** Begin **

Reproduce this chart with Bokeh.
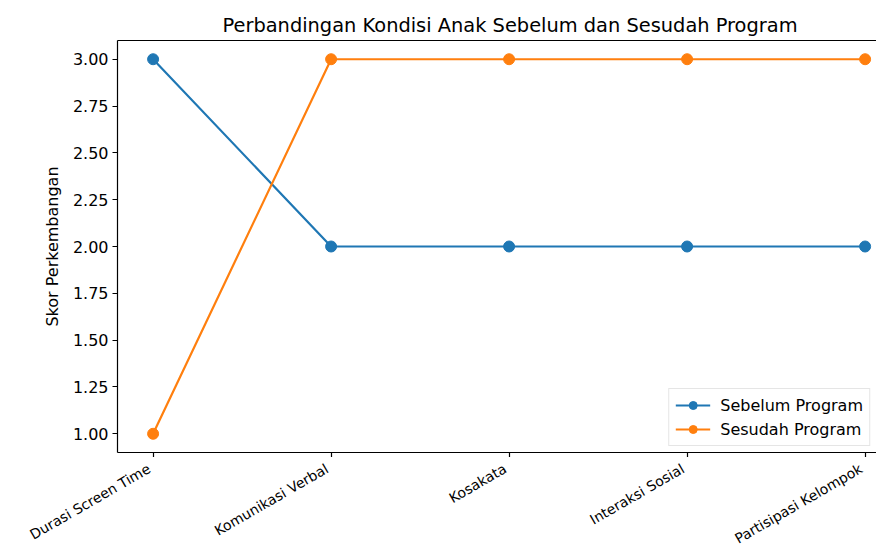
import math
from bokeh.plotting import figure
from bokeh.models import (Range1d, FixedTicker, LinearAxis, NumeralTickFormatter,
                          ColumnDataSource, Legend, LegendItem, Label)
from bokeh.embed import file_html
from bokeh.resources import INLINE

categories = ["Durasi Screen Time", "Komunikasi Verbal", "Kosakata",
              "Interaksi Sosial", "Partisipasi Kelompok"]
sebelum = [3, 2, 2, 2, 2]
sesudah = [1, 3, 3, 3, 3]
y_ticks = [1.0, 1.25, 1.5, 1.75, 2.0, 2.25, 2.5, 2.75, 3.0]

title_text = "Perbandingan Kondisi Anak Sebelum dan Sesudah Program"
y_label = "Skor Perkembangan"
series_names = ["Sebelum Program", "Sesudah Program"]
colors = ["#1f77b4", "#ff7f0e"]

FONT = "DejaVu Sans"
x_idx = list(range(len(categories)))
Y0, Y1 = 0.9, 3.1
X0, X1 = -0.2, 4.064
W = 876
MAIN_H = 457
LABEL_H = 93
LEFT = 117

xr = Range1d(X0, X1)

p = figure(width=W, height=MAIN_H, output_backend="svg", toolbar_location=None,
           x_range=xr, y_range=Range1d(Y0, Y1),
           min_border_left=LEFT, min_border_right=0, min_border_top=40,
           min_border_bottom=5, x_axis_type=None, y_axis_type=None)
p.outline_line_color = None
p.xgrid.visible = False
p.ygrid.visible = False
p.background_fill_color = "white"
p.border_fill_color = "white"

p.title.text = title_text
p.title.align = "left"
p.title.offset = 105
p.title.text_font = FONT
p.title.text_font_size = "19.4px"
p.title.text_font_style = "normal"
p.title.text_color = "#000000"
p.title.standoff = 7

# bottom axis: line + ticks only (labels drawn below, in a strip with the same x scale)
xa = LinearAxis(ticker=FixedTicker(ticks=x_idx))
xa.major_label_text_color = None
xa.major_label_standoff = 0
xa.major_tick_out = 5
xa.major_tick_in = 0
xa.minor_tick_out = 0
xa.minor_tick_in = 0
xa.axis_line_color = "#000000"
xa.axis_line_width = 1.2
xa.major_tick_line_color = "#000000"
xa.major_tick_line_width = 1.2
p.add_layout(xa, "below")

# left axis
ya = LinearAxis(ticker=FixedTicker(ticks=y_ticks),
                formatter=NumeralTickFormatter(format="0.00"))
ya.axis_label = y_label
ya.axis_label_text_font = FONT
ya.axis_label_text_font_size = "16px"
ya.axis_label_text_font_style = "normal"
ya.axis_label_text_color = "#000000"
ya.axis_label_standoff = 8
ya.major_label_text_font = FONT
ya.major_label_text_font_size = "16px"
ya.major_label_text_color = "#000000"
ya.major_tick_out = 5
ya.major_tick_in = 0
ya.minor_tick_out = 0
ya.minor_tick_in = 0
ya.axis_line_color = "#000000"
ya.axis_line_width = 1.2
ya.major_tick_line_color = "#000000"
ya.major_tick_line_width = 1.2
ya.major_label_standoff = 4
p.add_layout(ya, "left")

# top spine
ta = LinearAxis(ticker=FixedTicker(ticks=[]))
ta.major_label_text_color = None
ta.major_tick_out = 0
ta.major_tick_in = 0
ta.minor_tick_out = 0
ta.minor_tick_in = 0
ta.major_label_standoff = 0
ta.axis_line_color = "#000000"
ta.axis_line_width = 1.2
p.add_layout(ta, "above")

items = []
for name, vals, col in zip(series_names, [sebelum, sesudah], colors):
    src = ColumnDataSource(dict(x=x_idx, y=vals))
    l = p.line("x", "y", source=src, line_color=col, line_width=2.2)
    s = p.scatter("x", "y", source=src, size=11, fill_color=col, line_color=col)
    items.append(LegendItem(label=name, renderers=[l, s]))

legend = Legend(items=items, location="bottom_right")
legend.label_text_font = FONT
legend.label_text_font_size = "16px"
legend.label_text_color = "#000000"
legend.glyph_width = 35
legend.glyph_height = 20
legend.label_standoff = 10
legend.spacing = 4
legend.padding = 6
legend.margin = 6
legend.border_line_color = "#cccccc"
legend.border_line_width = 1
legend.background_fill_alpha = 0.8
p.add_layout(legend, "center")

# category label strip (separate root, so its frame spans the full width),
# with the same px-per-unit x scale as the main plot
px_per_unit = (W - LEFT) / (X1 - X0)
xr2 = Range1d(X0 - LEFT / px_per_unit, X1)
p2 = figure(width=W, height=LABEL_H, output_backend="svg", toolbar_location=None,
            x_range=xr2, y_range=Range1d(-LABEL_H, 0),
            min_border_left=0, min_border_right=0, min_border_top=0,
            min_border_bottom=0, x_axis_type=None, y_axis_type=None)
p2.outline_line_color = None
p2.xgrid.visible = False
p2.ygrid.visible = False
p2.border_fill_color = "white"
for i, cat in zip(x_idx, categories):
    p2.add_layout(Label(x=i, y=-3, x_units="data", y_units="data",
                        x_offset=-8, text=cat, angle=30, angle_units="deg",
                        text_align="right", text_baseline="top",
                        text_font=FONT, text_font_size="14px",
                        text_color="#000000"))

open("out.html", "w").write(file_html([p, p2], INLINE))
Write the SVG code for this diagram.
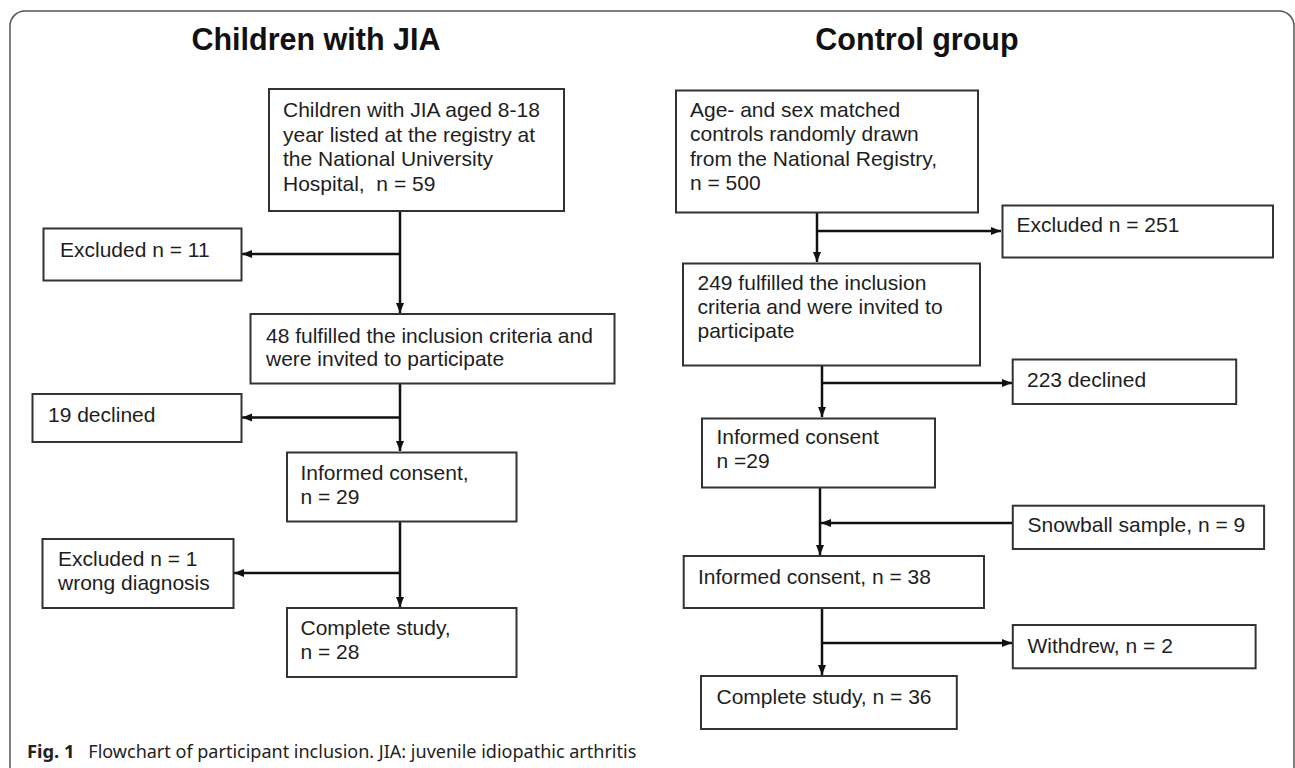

** End **

Work to be completed: Only the lines from the start of the records to the one containing "xr = Range1d(X0, X1)" should be repeated, exactly and with both ends kept; drop any pictures.

Solution for this problem:
Reproduce this chart with Bokeh.
import math
from bokeh.plotting import figure
from bokeh.models import (Range1d, FixedTicker, LinearAxis, NumeralTickFormatter,
                          ColumnDataSource, Legend, LegendItem, Label)
from bokeh.embed import file_html
from bokeh.resources import INLINE

categories = ["Durasi Screen Time", "Komunikasi Verbal", "Kosakata",
              "Interaksi Sosial", "Partisipasi Kelompok"]
sebelum = [3, 2, 2, 2, 2]
sesudah = [1, 3, 3, 3, 3]
y_ticks = [1.0, 1.25, 1.5, 1.75, 2.0, 2.25, 2.5, 2.75, 3.0]

title_text = "Perbandingan Kondisi Anak Sebelum dan Sesudah Program"
y_label = "Skor Perkembangan"
series_names = ["Sebelum Program", "Sesudah Program"]
colors = ["#1f77b4", "#ff7f0e"]

FONT = "DejaVu Sans"
x_idx = list(range(len(categories)))
Y0, Y1 = 0.9, 3.1
X0, X1 = -0.2, 4.064
W = 876
MAIN_H = 457
LABEL_H = 93
LEFT = 117

xr = Range1d(X0, X1)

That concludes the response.